Now that I’ve gone on an Andy Rooney style rant about how stupid the holiday is, I have to admit that I actually drank a Malbec on Sunday. Hypocritical I know, but I’v been wanting to try this one and Sunday was as good as any other day that ends in “y”. It’s not my fault it happened to be World Malbec Day.

The 2009 BenMarco Malbec is as good as this grape gets for $15. It’s aged in 50% new French oak (roughly $1000 per barrel), which makes you wonder how they can afford to sell it for this price. This wine is made by Susana Balbo, who is taking Argentina by storm right now (remember Crios?). The nose is sweet and fragrant with nice vanilla oak overtones, but the most impressive part of this Malbec is the texture. It’s silky and has the signature of a truly world class wine. This is a compelling argument for bottling red wines without fining or filtration.

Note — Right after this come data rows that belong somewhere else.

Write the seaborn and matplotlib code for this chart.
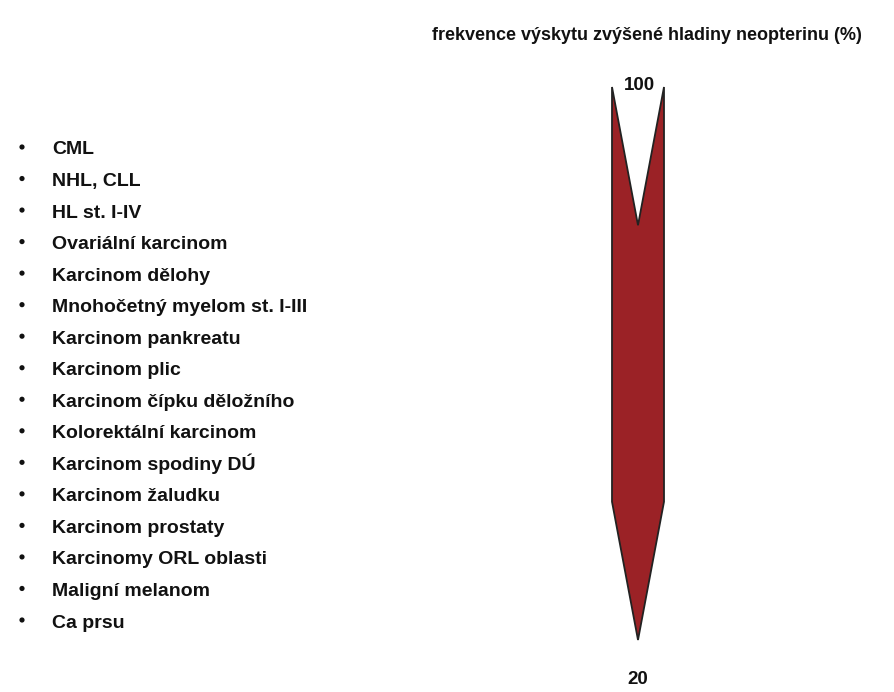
import matplotlib
matplotlib.use("Agg")
import matplotlib.pyplot as plt
import seaborn as sns
import pandas as pd
from matplotlib.patches import Polygon

categories = [
    "CML", "NHL, CLL", "HL st. I-IV", "Ovariální karcinom", "Karcinom dělohy",
    "Mnohočetný myelom st. I-III", "Karcinom pankreatu", "Karcinom plic",
    "Karcinom čípku děložního", "Kolorektální karcinom", "Karcinom spodiny DÚ",
    "Karcinom žaludku", "Karcinom prostaty", "Karcinomy ORL oblasti",
    "Maligní melanom", "Ca prsu",
]
scale_top = 100
scale_bottom = 20
notch_level = 80
shoulder_level = 40
title = "frekvence výskytu zvýšené hladiny neopterinu (%)"

sns.set_theme(style="white")
plt.rcParams['font.family'] = ['Liberation Sans', 'DejaVu Sans']

W, H = 895, 692
fig = plt.figure(figsize=(W / 100, H / 100), dpi=100)
fig.patch.set_facecolor("white")

# Arrow axes: x in pixels, y in frequency units
ax = fig.add_axes([0, 0, 1, 1])
ax.set_xlim(0, W)
f_top = (H - 87) / H
f_bot = (H - 640) / H
b = (scale_top - scale_bottom) / (f_top - f_bot)
a = scale_top - b * f_top
ax.set_ylim(a, a + b)
ax.axis("off")
px = (scale_top - scale_bottom) / (640 - 87)  # data units per pixel

xl, xr = 612, 664
xc = (xl + xr) / 2
poly = Polygon([(xl, scale_top), (xc, notch_level), (xr, scale_top),
                (xr, shoulder_level), (xc, scale_bottom), (xl, shoulder_level)],
               closed=True, facecolor="#9b2226", edgecolor="#222222", linewidth=1.3)
ax.add_patch(poly)
ax.text(xc + 1, scale_top + 1.5 * px, str(scale_top), ha="center", va="center",
        fontsize=13.5, fontweight="bold", color="#111111")
ax.text(xc, scale_bottom - 40 * px, str(scale_bottom), ha="center", va="center",
        fontsize=13.5, fontweight="bold", color="#111111")
fig.text(647 / W, 1 - 36 / H, title, ha="center", va="center",
         fontsize=13, fontweight="bold", color="#111111")

# List axes (categorical)
n = len(categories)
step = (620 - 147) / (n - 1)
top_px = 147 - step / 2
bot_px = 620 + step / 2
lax = fig.add_axes([0, (H - bot_px) / H, 400 / W, (bot_px - top_px) / H])
df = pd.DataFrame({"x": [22] * n, "item": categories})
sns.scatterplot(data=df, x="x", y="item", ax=lax, color="#111111", s=14,
                marker="o", edgecolor="none", legend=False)
lax.set_xlim(0, 400)
lax.set_ylim(n - 0.5, -0.5)
for i, name in enumerate(categories):
    lax.text(52, i + 7.5 / step, name, ha="left", va="baseline", fontsize=14,
             fontweight="bold", color="#111111")
lax.axis("off")

fig.savefig("out.png", dpi=100, facecolor="white")
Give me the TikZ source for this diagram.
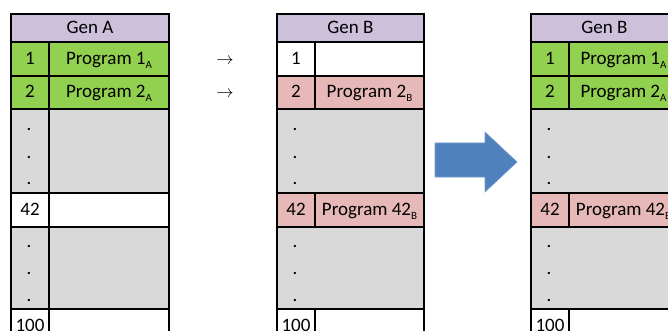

Argentine Malbec seems to get better with every vintage and if this wine is any indication, 2009 is looking really good. Maybe World Malbec Day isn’t that silly after all…" (Nickel & Dime)


I’ve never tried a wine from the Ben Marco Winery before, but I have certainly tried hundreds of Argentine Malbecs in this wines general price range. And I hate to admit, but the vast majority have been at best just o.k., and more often then not undistinguished even at there low price. .

Well, having said all that, it is with great delight that I can heartily recommend this most charming, 2009 Malbec from Ben Marco that exhibits a most attractive and beguiling fruity character. In the nose and taste of this, 2009 there is an intense strawberry character as well as noticeable amounts of ripe cherries along with hints of pomegranates and currants. There is very little tannin in the wine, which adds to its velvety quality and allows it to be quite drinkable today and it will keep well for another four or so years.

The wines is a blend of 92% Malbec and 8% Bonarda grown in the Mendoza area of Argentina at an elevation of 3000 feet where the days can be quite warm but offset by cool nights so the growing season allows the grapes to mature at a quality producing pace. Aging occurs for nearly a year in 50% new French Oak and 50% in two-year-old American Oak. I am pleased to say that I did not detect any of that off-putting (to me) bourbon-like American oak quality in this most enjoyable, well-balanced red.


PRICE: $14.95, ***bargain

WHERE: Los Angeles Wine Co.

(Martin's Guide to Wine bargains)

Winery Notes:
Beautiful deep purple color with perfumed aromas of ripe red fruits and roasted coffee beans. It is lush, fullbodied and penetrating on the palate with loads of chewy, currant jam flavors, bright acidity, and a touch of grip on the almost savory finish. This wine really unfolds with some air so try not to slurp it down in a rush, and it shows why the Argentine people are in love with Malbec. Some Bonarda was blended in for greater complexity and to achieve better balance. Pairs well with a wide range of foods including beef, sausages, spiced or grilled pork, veal, medium-strong cheeses, and meat-based pasta sauces.